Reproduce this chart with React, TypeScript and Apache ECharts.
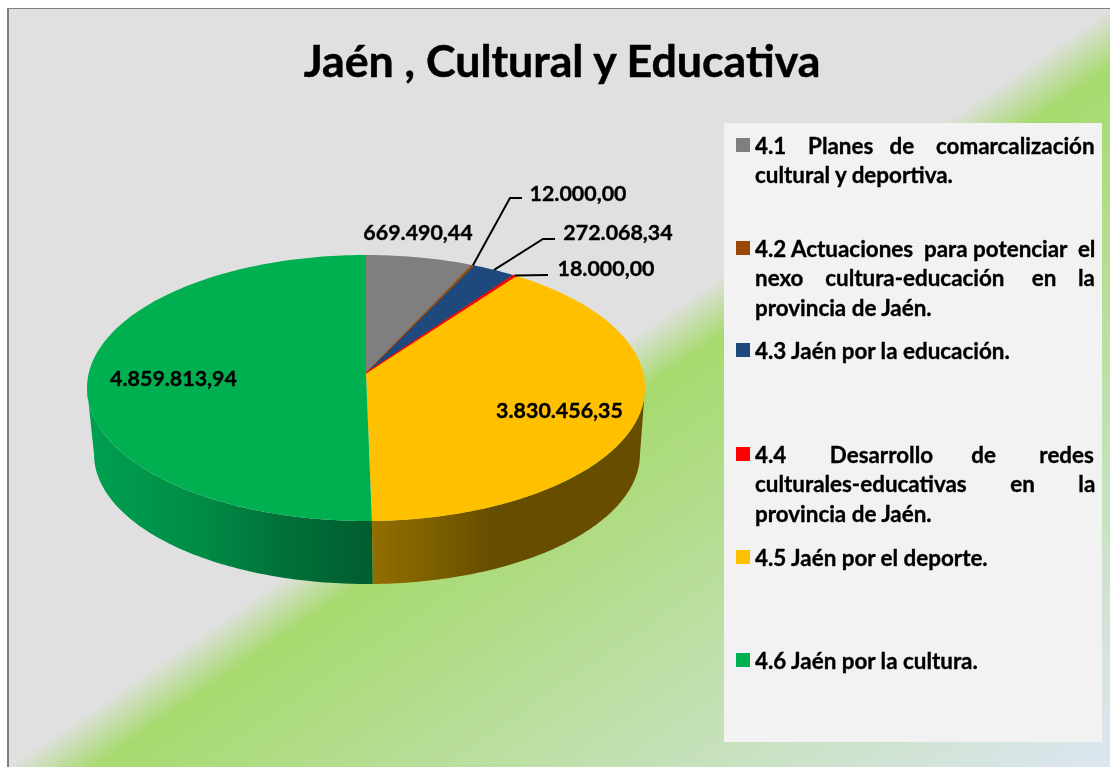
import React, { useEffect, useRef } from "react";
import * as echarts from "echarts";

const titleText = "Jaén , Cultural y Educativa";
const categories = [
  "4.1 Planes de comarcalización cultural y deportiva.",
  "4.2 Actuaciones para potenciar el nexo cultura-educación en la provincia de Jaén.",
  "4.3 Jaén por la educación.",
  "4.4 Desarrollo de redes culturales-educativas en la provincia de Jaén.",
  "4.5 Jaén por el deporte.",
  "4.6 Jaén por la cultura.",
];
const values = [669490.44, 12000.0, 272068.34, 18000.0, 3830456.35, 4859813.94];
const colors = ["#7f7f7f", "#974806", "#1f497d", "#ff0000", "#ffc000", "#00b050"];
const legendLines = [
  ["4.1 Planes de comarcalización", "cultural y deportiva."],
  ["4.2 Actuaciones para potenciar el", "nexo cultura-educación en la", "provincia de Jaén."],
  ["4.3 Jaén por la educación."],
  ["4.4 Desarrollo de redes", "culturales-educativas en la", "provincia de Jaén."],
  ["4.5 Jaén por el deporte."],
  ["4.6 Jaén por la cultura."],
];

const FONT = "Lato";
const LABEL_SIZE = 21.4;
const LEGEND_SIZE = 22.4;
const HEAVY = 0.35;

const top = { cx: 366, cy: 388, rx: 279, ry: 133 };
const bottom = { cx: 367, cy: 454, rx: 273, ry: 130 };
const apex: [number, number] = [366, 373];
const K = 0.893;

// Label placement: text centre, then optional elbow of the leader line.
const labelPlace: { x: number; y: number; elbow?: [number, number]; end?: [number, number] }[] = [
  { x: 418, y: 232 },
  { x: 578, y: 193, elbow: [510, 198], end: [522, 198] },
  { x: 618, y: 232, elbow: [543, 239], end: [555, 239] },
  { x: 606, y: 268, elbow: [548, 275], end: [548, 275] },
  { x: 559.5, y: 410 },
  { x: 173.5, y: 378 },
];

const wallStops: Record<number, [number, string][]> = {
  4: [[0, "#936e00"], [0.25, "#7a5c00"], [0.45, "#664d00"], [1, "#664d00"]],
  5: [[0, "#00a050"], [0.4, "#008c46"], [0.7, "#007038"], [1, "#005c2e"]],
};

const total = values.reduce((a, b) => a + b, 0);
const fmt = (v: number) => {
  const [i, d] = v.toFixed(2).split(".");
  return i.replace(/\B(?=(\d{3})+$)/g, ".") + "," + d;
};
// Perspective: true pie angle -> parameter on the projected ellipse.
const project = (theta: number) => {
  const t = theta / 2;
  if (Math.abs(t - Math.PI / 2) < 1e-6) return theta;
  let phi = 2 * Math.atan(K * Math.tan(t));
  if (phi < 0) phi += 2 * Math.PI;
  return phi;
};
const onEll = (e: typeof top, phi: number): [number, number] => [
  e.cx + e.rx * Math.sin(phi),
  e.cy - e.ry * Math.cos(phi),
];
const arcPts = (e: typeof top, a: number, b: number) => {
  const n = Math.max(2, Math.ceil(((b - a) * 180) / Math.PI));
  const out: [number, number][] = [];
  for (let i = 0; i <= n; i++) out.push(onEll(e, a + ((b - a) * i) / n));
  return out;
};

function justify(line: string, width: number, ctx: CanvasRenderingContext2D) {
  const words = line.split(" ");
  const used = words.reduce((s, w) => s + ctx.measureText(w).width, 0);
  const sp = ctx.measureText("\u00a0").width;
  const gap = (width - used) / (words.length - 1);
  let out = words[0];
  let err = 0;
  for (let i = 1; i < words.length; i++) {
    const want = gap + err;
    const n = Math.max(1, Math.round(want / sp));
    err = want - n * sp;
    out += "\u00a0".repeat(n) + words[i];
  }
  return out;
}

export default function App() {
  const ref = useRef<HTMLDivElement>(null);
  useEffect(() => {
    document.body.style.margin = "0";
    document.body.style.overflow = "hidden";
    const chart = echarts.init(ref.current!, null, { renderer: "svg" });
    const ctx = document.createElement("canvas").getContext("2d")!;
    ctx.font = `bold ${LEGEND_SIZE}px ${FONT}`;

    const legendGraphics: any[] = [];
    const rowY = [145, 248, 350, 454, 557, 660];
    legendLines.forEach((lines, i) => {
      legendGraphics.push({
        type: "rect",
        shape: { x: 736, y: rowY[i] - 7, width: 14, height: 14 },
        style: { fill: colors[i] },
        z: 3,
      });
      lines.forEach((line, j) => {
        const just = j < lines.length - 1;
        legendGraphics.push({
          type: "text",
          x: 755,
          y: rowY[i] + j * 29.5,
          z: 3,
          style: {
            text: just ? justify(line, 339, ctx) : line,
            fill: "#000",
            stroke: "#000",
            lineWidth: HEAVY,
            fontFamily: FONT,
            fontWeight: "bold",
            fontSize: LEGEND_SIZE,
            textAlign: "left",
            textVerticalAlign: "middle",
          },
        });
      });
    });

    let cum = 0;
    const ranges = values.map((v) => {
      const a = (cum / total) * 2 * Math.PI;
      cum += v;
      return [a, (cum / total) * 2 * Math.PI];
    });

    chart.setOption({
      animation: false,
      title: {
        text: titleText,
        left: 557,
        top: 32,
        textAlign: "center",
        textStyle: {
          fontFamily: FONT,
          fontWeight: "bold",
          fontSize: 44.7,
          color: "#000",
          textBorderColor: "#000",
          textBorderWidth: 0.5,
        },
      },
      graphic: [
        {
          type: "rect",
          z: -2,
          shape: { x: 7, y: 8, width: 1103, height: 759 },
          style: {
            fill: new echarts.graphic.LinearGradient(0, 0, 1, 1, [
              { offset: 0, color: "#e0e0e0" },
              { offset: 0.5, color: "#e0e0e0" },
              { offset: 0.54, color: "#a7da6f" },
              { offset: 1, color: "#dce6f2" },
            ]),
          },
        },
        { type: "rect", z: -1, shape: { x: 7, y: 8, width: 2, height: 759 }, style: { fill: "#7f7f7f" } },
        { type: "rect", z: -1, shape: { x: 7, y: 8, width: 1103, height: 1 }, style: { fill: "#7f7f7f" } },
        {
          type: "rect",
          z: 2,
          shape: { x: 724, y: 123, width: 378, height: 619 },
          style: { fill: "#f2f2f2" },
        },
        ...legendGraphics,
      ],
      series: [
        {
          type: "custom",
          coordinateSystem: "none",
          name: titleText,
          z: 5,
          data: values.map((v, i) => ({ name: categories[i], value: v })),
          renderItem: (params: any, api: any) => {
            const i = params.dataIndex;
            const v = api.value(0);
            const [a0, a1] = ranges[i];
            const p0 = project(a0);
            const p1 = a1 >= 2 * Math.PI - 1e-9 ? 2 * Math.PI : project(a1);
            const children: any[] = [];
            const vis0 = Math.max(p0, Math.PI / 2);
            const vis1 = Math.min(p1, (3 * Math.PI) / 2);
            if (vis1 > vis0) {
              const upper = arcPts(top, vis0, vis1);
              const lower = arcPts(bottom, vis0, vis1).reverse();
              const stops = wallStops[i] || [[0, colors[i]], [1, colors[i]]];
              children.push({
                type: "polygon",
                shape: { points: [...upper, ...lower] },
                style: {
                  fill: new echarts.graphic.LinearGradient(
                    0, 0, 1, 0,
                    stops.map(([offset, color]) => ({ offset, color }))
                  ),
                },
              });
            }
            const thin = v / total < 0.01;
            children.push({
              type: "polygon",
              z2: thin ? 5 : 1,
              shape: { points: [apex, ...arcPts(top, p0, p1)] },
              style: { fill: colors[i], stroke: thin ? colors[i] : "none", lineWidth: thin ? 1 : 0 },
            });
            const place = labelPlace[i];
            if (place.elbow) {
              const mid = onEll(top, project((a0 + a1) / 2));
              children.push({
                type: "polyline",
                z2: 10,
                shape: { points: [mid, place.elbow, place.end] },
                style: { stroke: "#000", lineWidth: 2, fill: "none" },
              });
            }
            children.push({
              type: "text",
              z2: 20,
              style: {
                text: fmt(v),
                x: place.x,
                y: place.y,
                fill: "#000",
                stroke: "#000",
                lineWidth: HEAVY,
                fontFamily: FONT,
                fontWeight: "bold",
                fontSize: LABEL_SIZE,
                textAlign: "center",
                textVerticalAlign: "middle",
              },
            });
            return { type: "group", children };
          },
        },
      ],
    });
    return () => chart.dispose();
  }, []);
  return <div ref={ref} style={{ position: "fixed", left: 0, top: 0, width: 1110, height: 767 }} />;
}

§ **What to do**
Your task is to restate word for word the lines from the top of the data to the line containing "import * as", both ends included, with every picture left out.

§ **Exercise answer**
Reproduce this chart with React, TypeScript and Apache ECharts.
import React, { useEffect, useRef } from "react";
import * as echarts from "echarts";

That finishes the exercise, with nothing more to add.